Cognitive and functional testing consisted of the ADAS-Cog, CDR-SOB, Alzheimer Disease Cooperative Study ADL, and a memory composite defined as the sum of z scores from the Free and Cued Selective Reminding Test and immediate and delayed story recall69,70,71. Together cognitive and functional tests, CSF Aβ and Tau concentrations, and MRI measurements of WMHV and GMV are referred to as markers of AD progression.

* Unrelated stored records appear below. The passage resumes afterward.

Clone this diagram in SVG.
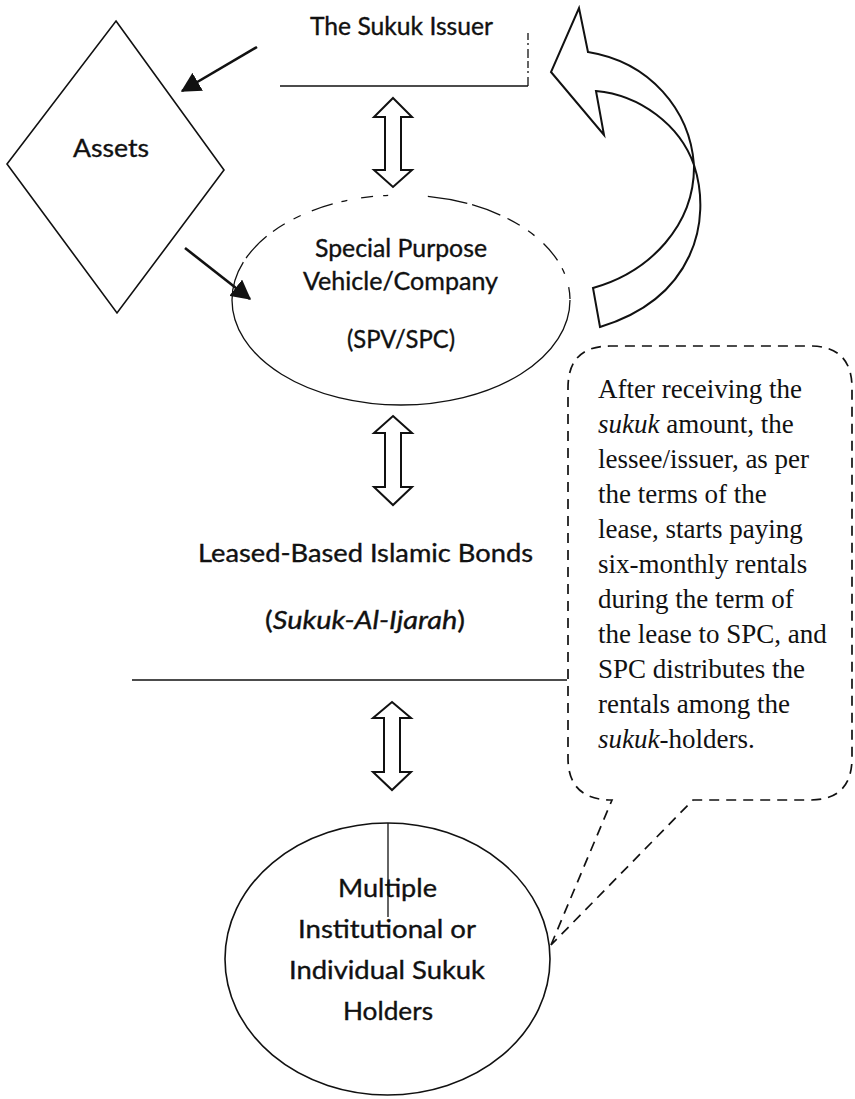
<svg xmlns="http://www.w3.org/2000/svg" width="855" height="1099" viewBox="0 0 855 1099">
  <style>
    .lbl { font-family: Lato, "Open Sans", "Liberation Sans", sans-serif; font-size: 24.5px; fill: #111; stroke: #111; stroke-width: 0.35; text-anchor: middle; }
    .note { font-family: "Liberation Serif", "Times New Roman", serif; font-size: 27px; fill: #111; }
    .shape { fill: #fff; stroke: #111; stroke-width: 1.6; }
    .thin { fill: none; stroke: #111; stroke-width: 1.3; }
    .dbl { fill: #fff; stroke: #111; stroke-width: 2; stroke-linejoin: miter; }
    .conn { fill: none; stroke: #111; stroke-width: 2.6; }
  </style>
  <defs>
    <marker id="head" markerWidth="8.5" markerHeight="8" refX="7" refY="4" orient="auto" markerUnits="strokeWidth">
      <path d="M0,0 L7.5,4 L0,8 Z" fill="#111"/>
    </marker>
  </defs>

  <rect width="855" height="1099" fill="#fff"/>

  <!-- Sukuk issuer: open box with bottom rule and right edge -->
  <g id="issuer">
    <line class="thin" x1="280" y1="86" x2="528" y2="86" stroke-width="1.6"/>
    <line class="thin" x1="528" y1="33" x2="528" y2="86" stroke-dasharray="7 3 2 4 9 3"/>
    <text class="lbl" x="401.5" y="35" textLength="183" lengthAdjust="spacingAndGlyphs">The Sukuk Issuer</text>
  </g>

  <!-- Assets diamond -->
  <g id="assets">
    <polygon class="shape" points="116,21 224,170 117,313 7,164"/>
    <text class="lbl" x="111" y="157" textLength="76" lengthAdjust="spacingAndGlyphs">Assets</text>
  </g>

  <!-- Special purpose vehicle ellipse -->
  <g id="spv">
    <path class="thin" d="M232,300 A169,105 0 0 0 570,300"/>
    <path class="thin" d="M232,300 A169,105 0 0 1 570,300" stroke-dasharray="40 5 30 8 14 10 8 12 22 9 6 14 12 10 5 40"/>
    <text class="lbl" x="401" y="257" textLength="172" lengthAdjust="spacingAndGlyphs">Special Purpose</text>
    <text class="lbl" x="400.5" y="290" textLength="195" lengthAdjust="spacingAndGlyphs">Vehicle/Company</text>
    <text class="lbl" x="401" y="348" textLength="108" lengthAdjust="spacingAndGlyphs">(SPV/SPC)</text>
  </g>

  <!-- Lease-based bonds label with underline -->
  <g id="bonds">
    <text class="lbl" x="365.5" y="562" textLength="335" lengthAdjust="spacingAndGlyphs">Leased-Based Islamic Bonds</text>
    <text class="lbl" x="365" y="629" textLength="200" lengthAdjust="spacingAndGlyphs">(<tspan font-style="italic">Sukuk-Al-Ijarah</tspan>)</text>
    <line class="thin" x1="132" y1="680" x2="567" y2="680" stroke-width="1.5"/>
  </g>

  <!-- Sukuk holders circle -->
  <g id="holders">
    <ellipse class="shape" cx="387.5" cy="959" rx="162.5" ry="136"/>
    <line class="thin" x1="388" y1="823" x2="388" y2="917"/>
    <text class="lbl" x="387.5" y="897" textLength="99" lengthAdjust="spacingAndGlyphs">Multiple</text>
    <text class="lbl" x="387" y="938" textLength="178" lengthAdjust="spacingAndGlyphs">Institutional or</text>
    <text class="lbl" x="387" y="979" textLength="196" lengthAdjust="spacingAndGlyphs">Individual Sukuk</text>
    <text class="lbl" x="388" y="1020" textLength="90" lengthAdjust="spacingAndGlyphs">Holders</text>
  </g>

  <!-- Explanatory callout -->
  <g id="callout">
    <path d="M551,945 L612,800 Q568,800 568,758 L568,388 Q568,346 610,346 L810,346 Q852,346 852,388 L852,758 Q852,800 810,800 L693,800 Z"
          fill="#fff" stroke="#111" stroke-width="1.7" stroke-dasharray="10 7"/>
    <text class="note" x="598" y="398">After receiving the</text>
    <text class="note" x="598" y="433"><tspan font-style="italic">sukuk</tspan> amount, the</text>
    <text class="note" x="598" y="468">lessee/issuer, as per</text>
    <text class="note" x="598" y="503">the terms of the</text>
    <text class="note" x="598" y="538">lease, starts paying</text>
    <text class="note" x="598" y="573">six-monthly rentals</text>
    <text class="note" x="598" y="608">during the term of</text>
    <text class="note" x="598" y="643">the lease to SPC, and</text>
    <text class="note" x="598" y="678">SPC distributes the</text>
    <text class="note" x="598" y="713">rentals among the</text>
    <text class="note" x="598" y="748"><tspan font-style="italic">sukuk</tspan>-holders.</text>
  </g>

  <!-- Connectors -->
  <g id="connectors">
    <line class="conn" x1="257" y1="47" x2="182" y2="91" marker-end="url(#head)"/>
    <line class="conn" x1="185" y1="248" x2="250" y2="299" marker-end="url(#head)"/>
    <path class="dbl" d="M393,98 L412,117 L401,117 L401,170 L412,170 L393,187 L374,170 L385,170 L385,117 L374,117 Z"/>
    <path class="dbl" d="M393,416 L412,433 L401,433 L401,487 L412,487 L393,505 L374,487 L385,487 L385,433 L374,433 Z"/>
    <path class="dbl" d="M392,702 L411,718 L400,718 L400,772 L411,772 L392,790 L373,772 L384,772 L384,718 L373,718 Z"/>
    <!-- curved return arrow from SPV back to issuer -->
    <path class="dbl" stroke-width="2.2" d="M588,52 C650,62 690,110 694,165 C712,220 695,298 600,327 L593,288 C650,272 695,225 694,165 C680,125 640,95 596,91 L604,135 L551,72 L579,8 Z"/>
  </g>
</svg>
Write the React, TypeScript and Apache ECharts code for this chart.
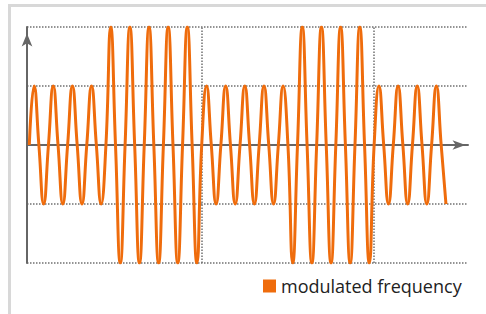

Cross sectional analysis was performed to assess group differences at baseline in age, cognitive status, and sex using chi squared tests or general linear models when appropriate. Change in GMV and WMHV were constructed as previously described13. In the first phase of analysis, to determine whether there were treatment-related changes in neuroinflammatory/immune/vascular markers over the 12 month treatment period, general linear modeling was performed in SAS v 9.4 to conduct repeated measures analysis of variance, with treatment group (insulin vs. placebo) as the independent factor and time (baseline vs. 12 months) as the within group factor, and with inclusion of the following covariates: baseline concentration of the analyte, cognitive diagnosis, age, ApoE4 status, baseline MMSE, and sex. Non-contributing covariates (p > 0.15) were dropped from the model. Following the identification of a significant time by treatment interaction, post hoc comparisons of least square adjusted means were conducted. In the second exploratory phase of analysis, Pearson’s r correlations were used to determine relationships between changes in neuroinflammatory/immune/vascular variables, and cognitive and AD biomarker changes separately for insulin and placebo groups. Due to the exploratory nature of the analyses, no corrections for multiple comparisons were applied, and all correlation p values < 0.05 were considered nominally significant. All correlations with p < 0.05 were then plotted in a heat map as shown in Fig. 3 to enable the appreciation of differences in correlation patterns between the insulin and placebo groups.